For me, it most often takes the form of the inability to get the tune “Sally the Camel” out of my mind:

Sally, the camel, has — five humps!

Sally the came& has — five humps!

Sally, the camel, has — five humps!

So ride, Sally, ride!

Sally, the camel, has — four humps!

Sally, the camel, has — four humps!

Sally, the camel, has — four humps!

So ride, Sally ride!

In the interest of space, I will dispense with the rest of the countdown and skip to the punchline:

Sally, the camel, has — no humps!

Sally, the camel, has — no humps!

Sally, the camel, has — no humps!

‘Cause Sally is a horse! (Of course!)

On the program, Barney and friends finish singing the tune and move on to other activities, perhaps a rendition of “The Poor Little Kittens Who Lost Their Mittens” or “John Jacob Jingleheimerschmidt.” But for adults suffering from Barney Head, “Sally the Camel” becomes a loop, in which all six verses course through the brain and, at the end, the whole thing repeats. In another variation, you can be driving along when, unbidden, the Muse will visit you and sing in your skull, Sally, the Camel, has — one hump!

It is often at this point that one begins to twitch.

I also should report that Sally the Camel, and indeed, Barney and Friends, in general, have absolutely no deleterious effects on children. They love it, and if it looms large in their entertainment lives, to me this seems, if anything, far less malign than adult enthusiasms for, say. Star

Trek: The Next Generation.

In short, while it is true that I was wearing a purple polo shirt Saturday and that my daughter did point to me and say, “Barney,” I am quite confident that she was making a joke. I am not so sure about the people who order the autographed limited-edition Capt. Jean-Luc Picard commemorative wall plaque from the Home Shopping Channel.

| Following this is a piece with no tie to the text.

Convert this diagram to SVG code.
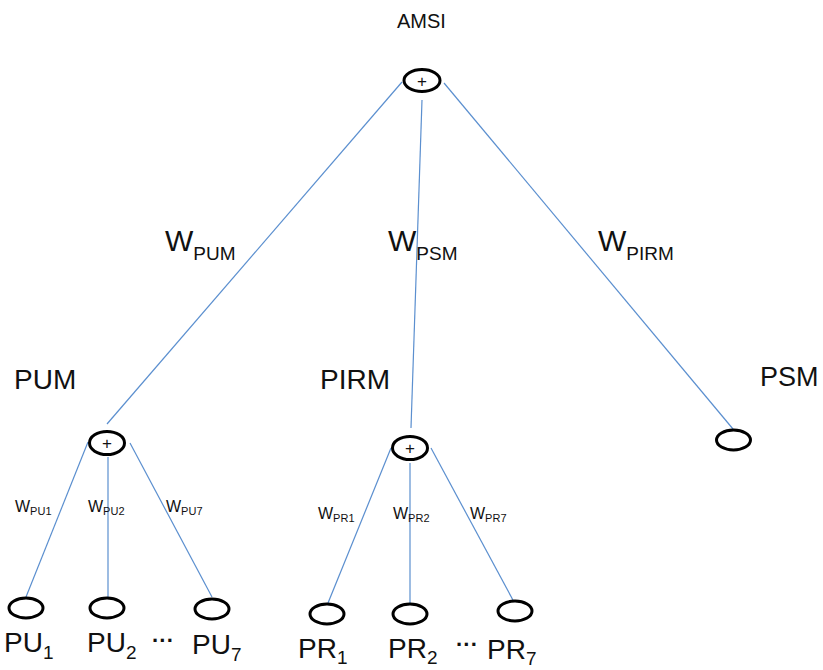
<svg xmlns="http://www.w3.org/2000/svg" width="823" height="670" viewBox="0 0 823 670">
<style>
text{font-family:"Liberation Sans",Arial,sans-serif;fill:#111}
.n{fill:#fff;stroke:#000;stroke-width:3}
.c line{stroke:#5b8fcf;stroke-width:1.2}
.big{font-size:28px}
.w{font-size:30px}
.ws{font-size:19px}
.sw{font-size:16px}
.ss{font-size:11px}
.lf{font-size:28px}
.lfs{font-size:19px}
.plus{font-size:17px;text-anchor:middle}
.dots{font-size:22px;font-weight:bold}
</style>
<rect width="823" height="670" fill="#fff"/>
<g id="connectors" class="c">
<line x1="402" y1="82" x2="107" y2="424"/>
<line x1="422" y1="100" x2="411" y2="428"/>
<line x1="444" y1="83" x2="733" y2="429"/>
<line x1="88" y1="442" x2="26" y2="597"/>
<line x1="108" y1="457" x2="108" y2="597"/>
<line x1="130" y1="443" x2="212" y2="597"/>
<line x1="391" y1="448" x2="328" y2="603"/>
<line x1="410" y1="463" x2="410" y2="603"/>
<line x1="431" y1="448" x2="514" y2="602"/>
</g>
<g id="edge-labels">
<text x="165" y="251" class="w">W<tspan class="ws" dy="9">PUM</tspan></text>
<text x="388" y="251" class="w">W<tspan class="ws" dy="9">PSM</tspan></text>
<text x="598" y="251" class="w">W<tspan class="ws" dy="9">PIRM</tspan></text>
<text x="15" y="512" class="sw">W<tspan class="ss" dy="3">PU1</tspan></text>
<text x="88" y="512" class="sw">W<tspan class="ss" dy="3">PU2</tspan></text>
<text x="166" y="512" class="sw">W<tspan class="ss" dy="3">PU7</tspan></text>
<text x="318" y="519" class="sw">W<tspan class="ss" dy="3">PR1</tspan></text>
<text x="393" y="519" class="sw">W<tspan class="ss" dy="3">PR2</tspan></text>
<text x="470" y="519" class="sw">W<tspan class="ss" dy="3">PR7</tspan></text>
</g>
<g id="amsi">
<text x="397" y="28" style="font-size:20px">AMSI</text>
<ellipse class="n" cx="422" cy="80.5" rx="18" ry="11"/>
<text x="422" y="86.5" class="plus">+</text>
</g>
<g id="pum">
<text x="14" y="389" class="big">PUM</text>
<ellipse class="n" cx="107" cy="443" rx="17.5" ry="11.5"/>
<text x="107" y="449" class="plus">+</text>
</g>
<g id="pirm">
<text x="320" y="389" class="big">PIRM</text>
<ellipse class="n" cx="410" cy="448" rx="17.5" ry="11.5"/>
<text x="410" y="454" class="plus">+</text>
</g>
<g id="psm">
<text x="760" y="386" style="font-size:27px">PSM</text>
<ellipse class="n" cx="733.5" cy="440" rx="17" ry="10"/>
</g>
<g id="pu1"><ellipse class="n" cx="26" cy="608" rx="17" ry="10"/><text x="4" y="652" class="lf">PU<tspan class="lfs" dy="7">1</tspan></text></g>
<g id="pu2"><ellipse class="n" cx="107" cy="608" rx="17" ry="10"/><text x="87" y="652" class="lf">PU<tspan class="lfs" dy="7">2</tspan></text></g>
<g id="pu7"><ellipse class="n" cx="212" cy="609" rx="17" ry="10"/><text x="192" y="654" class="lf">PU<tspan class="lfs" dy="7">7</tspan></text></g>
<text x="152" y="648" class="dots">···</text>
<g id="pr1"><ellipse class="n" cx="327" cy="614" rx="17" ry="10"/><text x="298" y="658" class="lf">PR<tspan class="lfs" dy="6">1</tspan></text></g>
<g id="pr2"><ellipse class="n" cx="410" cy="614" rx="17" ry="10"/><text x="388" y="658" class="lf">PR<tspan class="lfs" dy="6">2</tspan></text></g>
<g id="pr7"><ellipse class="n" cx="515" cy="611" rx="17" ry="10"/><text x="487" y="659" class="lf">PR<tspan class="lfs" dy="6">7</tspan></text></g>
<text x="456" y="652" class="dots">···</text>
</svg>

But there can be no doubt that these enthusiasms add up. A recent, nonexhaustive inventory of Barney-related paraphernalia at our house turned up the following: one stuffed Barney; one stuffed Barney, talking (“You’re super-dee-duper!”); one pair Barney slippers; one pair sneakers with Barney image on side; one pair Barney pajamas; one plastic Barney toy and one plastic Baby Bop toy; one Barney bib; one Barney beach towel; one Barney balloon; and Barney books, assorted.

Multiply the sales price of the preceding by one jillion children and you get — one heck of a pile of Barney bucks.

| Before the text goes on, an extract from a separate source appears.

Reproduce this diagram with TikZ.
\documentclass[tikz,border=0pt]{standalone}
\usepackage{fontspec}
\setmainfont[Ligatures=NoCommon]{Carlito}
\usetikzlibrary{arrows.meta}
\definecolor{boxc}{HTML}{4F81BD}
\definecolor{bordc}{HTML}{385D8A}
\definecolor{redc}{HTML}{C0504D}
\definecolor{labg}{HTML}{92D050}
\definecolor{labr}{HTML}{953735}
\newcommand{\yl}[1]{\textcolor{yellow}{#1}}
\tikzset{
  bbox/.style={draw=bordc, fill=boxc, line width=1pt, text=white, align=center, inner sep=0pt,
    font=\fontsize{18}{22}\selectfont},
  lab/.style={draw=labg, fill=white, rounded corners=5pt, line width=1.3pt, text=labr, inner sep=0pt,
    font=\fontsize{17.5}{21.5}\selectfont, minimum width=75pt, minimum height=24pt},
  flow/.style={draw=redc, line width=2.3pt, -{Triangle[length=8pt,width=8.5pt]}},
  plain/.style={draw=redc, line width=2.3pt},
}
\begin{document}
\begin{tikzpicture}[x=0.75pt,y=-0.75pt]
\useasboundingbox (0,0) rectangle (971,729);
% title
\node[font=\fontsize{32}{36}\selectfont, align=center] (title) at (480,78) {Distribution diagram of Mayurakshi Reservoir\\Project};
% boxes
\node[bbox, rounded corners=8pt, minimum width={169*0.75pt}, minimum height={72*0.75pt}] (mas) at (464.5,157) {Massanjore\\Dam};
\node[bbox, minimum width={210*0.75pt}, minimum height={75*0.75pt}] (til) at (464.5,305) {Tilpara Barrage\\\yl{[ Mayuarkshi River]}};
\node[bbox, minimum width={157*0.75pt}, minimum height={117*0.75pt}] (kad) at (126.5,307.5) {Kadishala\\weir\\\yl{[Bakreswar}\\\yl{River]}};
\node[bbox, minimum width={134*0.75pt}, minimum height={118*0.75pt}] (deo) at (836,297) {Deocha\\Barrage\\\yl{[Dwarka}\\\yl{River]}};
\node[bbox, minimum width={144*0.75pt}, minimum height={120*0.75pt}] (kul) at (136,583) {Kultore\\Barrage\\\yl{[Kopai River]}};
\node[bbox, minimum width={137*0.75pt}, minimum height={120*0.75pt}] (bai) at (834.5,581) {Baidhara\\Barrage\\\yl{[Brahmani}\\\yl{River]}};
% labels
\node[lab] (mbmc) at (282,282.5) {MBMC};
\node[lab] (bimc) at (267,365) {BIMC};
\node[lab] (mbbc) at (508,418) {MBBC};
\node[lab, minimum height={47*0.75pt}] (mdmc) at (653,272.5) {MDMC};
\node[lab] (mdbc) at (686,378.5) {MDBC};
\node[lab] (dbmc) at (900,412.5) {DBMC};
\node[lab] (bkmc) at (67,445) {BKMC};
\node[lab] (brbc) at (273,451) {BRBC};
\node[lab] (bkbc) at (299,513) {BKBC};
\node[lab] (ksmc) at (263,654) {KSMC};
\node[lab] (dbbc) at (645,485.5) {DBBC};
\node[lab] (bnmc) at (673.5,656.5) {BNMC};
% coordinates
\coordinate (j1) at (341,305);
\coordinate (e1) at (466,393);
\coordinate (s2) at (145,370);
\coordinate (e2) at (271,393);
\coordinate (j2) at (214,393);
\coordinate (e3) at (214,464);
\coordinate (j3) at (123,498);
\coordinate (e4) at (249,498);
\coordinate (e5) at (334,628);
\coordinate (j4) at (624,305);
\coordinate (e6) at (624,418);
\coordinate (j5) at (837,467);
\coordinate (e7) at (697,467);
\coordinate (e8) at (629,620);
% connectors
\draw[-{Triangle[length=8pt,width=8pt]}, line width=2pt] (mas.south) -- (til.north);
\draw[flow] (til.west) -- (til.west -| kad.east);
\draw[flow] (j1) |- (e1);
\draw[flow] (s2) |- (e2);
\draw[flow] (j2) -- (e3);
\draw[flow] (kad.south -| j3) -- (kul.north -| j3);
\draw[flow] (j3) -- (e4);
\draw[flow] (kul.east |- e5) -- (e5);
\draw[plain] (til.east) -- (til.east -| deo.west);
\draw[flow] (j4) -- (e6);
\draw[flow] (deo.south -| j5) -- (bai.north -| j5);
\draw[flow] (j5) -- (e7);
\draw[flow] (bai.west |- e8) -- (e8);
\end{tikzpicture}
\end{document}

And that is where the lawyers come in. It seems that Barney’s daily show-stopping finale, “I Love You, You Love Me” (We’re a happy fam-ily / With a great big hug and a kiss from me to you / Won’t you say you love me, too? — sung to the tune of “This Old Man”), is now a target of litigation.

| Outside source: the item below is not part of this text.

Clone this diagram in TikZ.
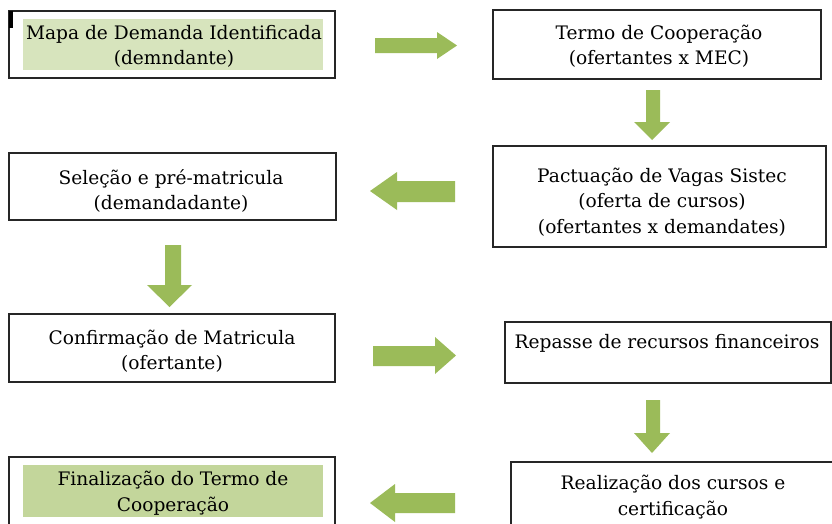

Now, when I first heard about this, I was confused, because I thought it was the “Knick-knack, Paddywack” guy who was suing. In fact, it’s the lyricist, one Lee Bernstein of Indiana. She has filed suit in federal court, alleging, more or less, malicious infringement of treacle.

It seems that her lyrics appeared in a 1983 book called Piggyback Songs, from which the Barney people bought the rights. But did the Piggyback Songs people actually own all the subsidiary rights when the Barney people bought them? Needless to say, big money is riding on the outcome.

I won’t attempt here to render judgment on the merits of the case. But the thought of all the lawyers who are going to end up with “I Love You, You Love Me” stuck in their brains does, I must admit, give me pleasure.